In 2005, Kurzweil reported that the FatKat software was "doing very well – 50% to 100% returns for the last two years". But as of December 2008, FatKat does not offer its software for sale.

== Corporate structure ==

FatKat was registered as a foreign corporation in 1999 with the Massachusetts Secretary of the Commonwealth, Corporations Division. It was originally formed as a company in the state of Delaware. Ray Kurzweil is the president of FatKat, with Aaron Kleiner serving as treasurer and secretary. Michael Brown is listed as a director.

== Related hedge funds ==

Two hedge funds exist that use the FatKat name: FatKat Investment Fund, LP and FatKat QP Investment Fund, LP. Both of these investment fund companies list Kurzweil Capital Partners LLC as a general partner.
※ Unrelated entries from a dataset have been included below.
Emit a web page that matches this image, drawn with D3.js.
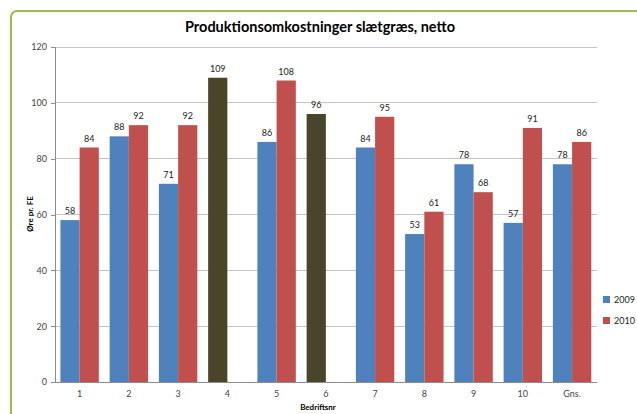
<!DOCTYPE html>
<html><head><meta charset="utf-8">
<script src="https://cdn.jsdelivr.net/npm/d3@7"></script>
<style>
html,body{margin:0;padding:0;background:#fff;}
svg{display:block;}
text{font-family:Lato,"Open Sans",sans-serif;}
</style></head>
<body>
<svg id="c" width="637" height="414"></svg>
<script>
const categories = ["1","2","3","4","5","6","7","8","9","10","Gns."];
const series = ["2009","2010"];
const values2009 = [58, 88, 71, 109, 86, 96, 84, 53, 78, 57, 78];
const values2010 = [84, 92, 92, null, 108, null, 95, 61, 68, 91, 86];
const yTicks = [0, 20, 40, 60, 80, 100, 120];
const highlightCats = ["4","6"];
const title = "Produktionsomkostninger slætgræs, netto";
const yTitle = "Øre pr. FE";
const xTitle = "Bedriftsnr";

const colors = {"2009":"#4F81BD","2010":"#C0504D"};
const highlightColor = "#4A4429";

const svg = d3.select("#c");
const M = {left:55, right:596.7, top:47, bottom:382};

// chart frame
svg.append("rect").attr("x",11).attr("y",11).attr("width",700).attr("height",500)
  .attr("rx",6).attr("fill","#fff").attr("stroke","#9BBB59").attr("stroke-width",2.2);

svg.append("text").attr("x",320).attr("y",32).attr("text-anchor","middle")
  .attr("font-size",14.5).attr("font-weight","bold").attr("fill","#000").text(title);

const x0 = d3.scaleBand().domain(categories).range([M.left,M.right]).paddingInner(0).paddingOuter(0);
const bw = x0.bandwidth();
const gap = bw*0.22;
const x1 = d3.scaleBand().domain(series).range([gap/2, bw-gap/2]).padding(0);
const y = d3.scaleLinear().domain([0,120]).range([M.bottom,M.top]);

// gridlines
svg.append("g").selectAll("line").data(yTicks.filter(d=>d>0)).join("line")
  .attr("x1",M.left).attr("x2",M.right).attr("y1",d=>y(d)).attr("y2",d=>y(d))
  .attr("stroke","#C4C4C4").attr("stroke-width",1).attr("shape-rendering","crispEdges");

// y axis
const yAxis = svg.append("g").attr("transform",`translate(${M.left},0)`)
  .call(d3.axisLeft(y).tickValues(yTicks).tickSize(4).tickPadding(4));
yAxis.select(".domain").attr("stroke","#8C8C8C").attr("shape-rendering","crispEdges");
yAxis.selectAll(".tick line").attr("stroke","#8C8C8C").attr("shape-rendering","crispEdges");
yAxis.selectAll(".tick text").attr("font-size",9).attr("fill","#444").attr("font-family","Lato,sans-serif");

// x axis
const xAxis = svg.append("g").attr("transform",`translate(0,${M.bottom})`)
  .call(d3.axisBottom(x0).tickSize(0).tickPadding(9));
xAxis.select(".domain").attr("stroke","#8C8C8C").attr("shape-rendering","crispEdges");
xAxis.selectAll(".tick text").attr("font-size",9).attr("fill","#444").attr("font-family","Lato,sans-serif");

// bars
const rows = [];
categories.forEach((c,i)=>{
  rows.push({cat:c, s:"2009", v:values2009[i]});
  rows.push({cat:c, s:"2010", v:values2010[i]});
});
const data = rows.filter(d=>d.v!==null);
const color = d => (d.s==="2009" && highlightCats.includes(d.cat)) ? highlightColor : colors[d.s];

svg.append("g").selectAll("rect").data(data).join("rect")
  .attr("x",d=>x0(d.cat)+x1(d.s)).attr("width",x1.bandwidth())
  .attr("y",d=>y(d.v)).attr("height",d=>y(0)-y(d.v))
  .attr("fill",color);

svg.append("g").selectAll("text").data(data).join("text")
  .attr("x",d=>x0(d.cat)+x1(d.s)+x1.bandwidth()/2).attr("y",d=>y(d.v)-6)
  .attr("text-anchor","middle").attr("font-size",9).attr("fill","#222")
  .text(d=>d.v);

// axis titles
svg.append("text").attr("transform",`translate(33,214) rotate(-90)`).attr("text-anchor","middle")
  .attr("font-size",8).attr("font-weight","bold").attr("fill","#000").text(yTitle);
svg.append("text").attr("x",318).attr("y",410).attr("text-anchor","middle")
  .attr("font-size",8).attr("font-weight","bold").attr("fill","#000").text(xTitle);

// legend
const lg = svg.append("g").attr("transform","translate(603,296)");
series.forEach((s,i)=>{
  const g = lg.append("g").attr("transform",`translate(0,${i*21})`);
  g.append("rect").attr("x",0).attr("y",0).attr("width",7).attr("height",7).attr("fill",colors[s]);
  g.append("text").attr("x",11).attr("y",7).attr("font-size",9).attr("fill","#222").text(s);
});
</script>
</body></html>
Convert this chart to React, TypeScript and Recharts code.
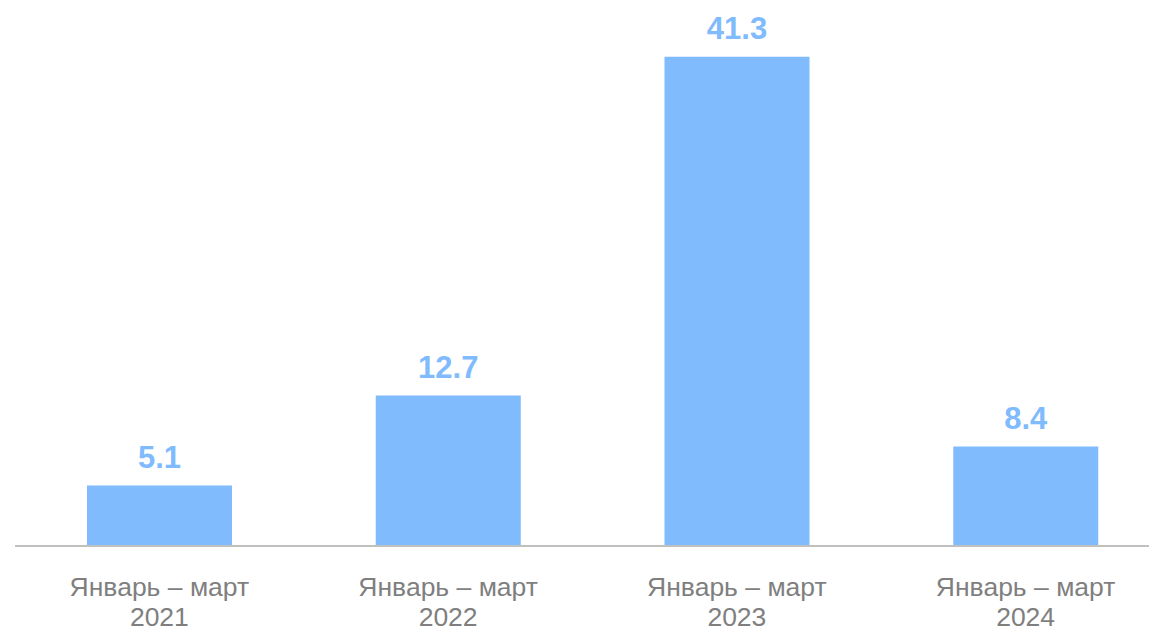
import React from "react";
import { BarChart, Bar, XAxis, YAxis, LabelList } from "recharts";

const categories = ["2021", "2022", "2023", "2024"];
const periodLabel = "Январь – март";
const values = [5.1, 12.7, 41.3, 8.4];

const data = categories.map((c, i) => ({ year: c, value: values[i] }));

const FONT = "'Liberation Sans', Arial, sans-serif";

const Tick = (props: any) => {
  const { x, y, payload } = props;
  return (
    <text x={x} y={y} textAnchor="middle" fill="#7f7f7f" fontSize={26.5} fontFamily={FONT}>
      <tspan x={x} dy={50}>{periodLabel}</tspan>
      <tspan x={x} dy={30}>{payload.value}</tspan>
    </text>
  );
};

export default function App() {
  return (
    <div
      style={{
        position: "fixed",
        left: 0,
        top: 0,
        width: 1149,
        height: 629,
        overflow: "hidden",
        background: "#fff",
      }}
    >
      <BarChart
        width={1175}
        height={629}
        data={data}
        margin={{ top: 13, right: 5, left: 15, bottom: 0 }}
      >
        <XAxis
          dataKey="year"
          height={83}
          tickLine={false}
          tickSize={0}
          tickMargin={0}
          axisLine={{ stroke: "#c0c0c0", strokeWidth: 2 }}
          tick={<Tick />}
          interval={0}
        />
        <YAxis hide domain={[0, 45]} />
        <Bar dataKey="value" fill="#7fbbfd" barSize={145} isAnimationActive={false}>
          <LabelList
            dataKey="value"
            position="top"
            offset={18}
            fill="#7fbbfd"
            fontSize={31}
            fontWeight="bold"
            fontFamily={FONT}
            formatter={(v: any) => Number(v).toFixed(1)}
          />
        </Bar>
      </BarChart>
    </div>
  );
}
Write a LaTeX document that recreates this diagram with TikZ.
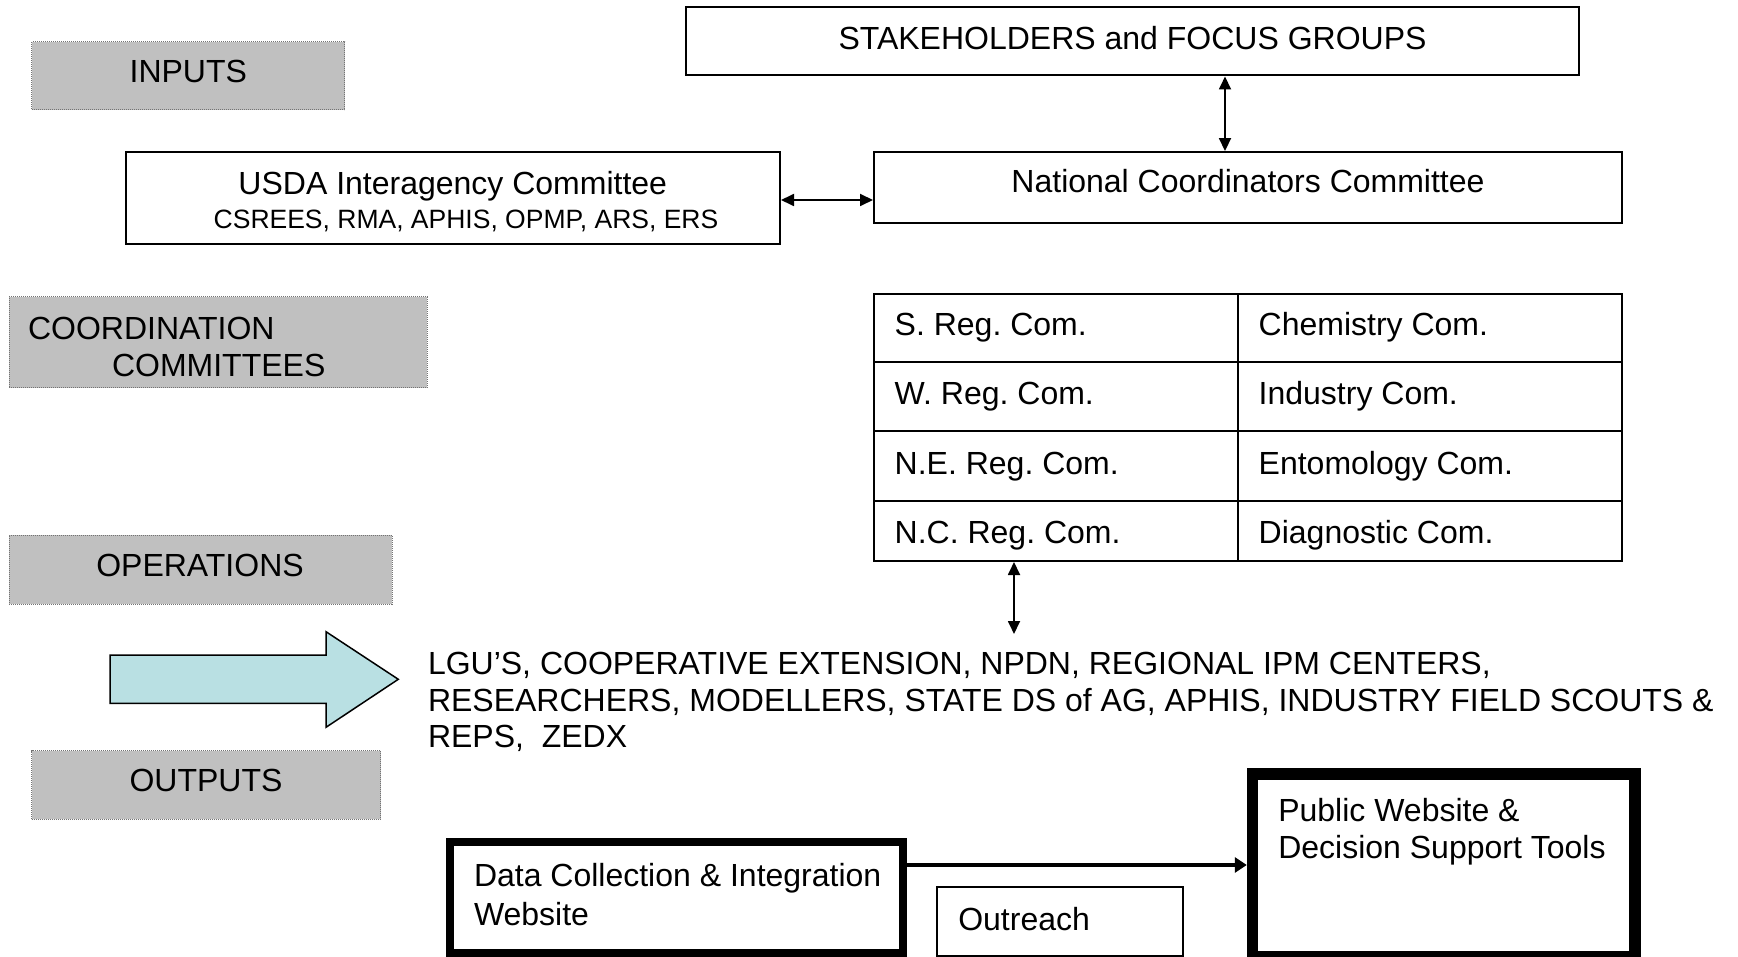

These companies were formed in December 2005, also in Delaware. Neither of the hedge funds is publicly traded. Kurzweil Capital Partners LLC and the two hedge funds are not listed on the Kurzweil companies' web site.

== Investors ==

Documented investors in FatKat, Inc. and its hedge funds are venture capitalist Vinod Khosla and Michael W. Brown (former CFO of Microsoft and chairman of NASDAQ). Other investors have not been disclosed.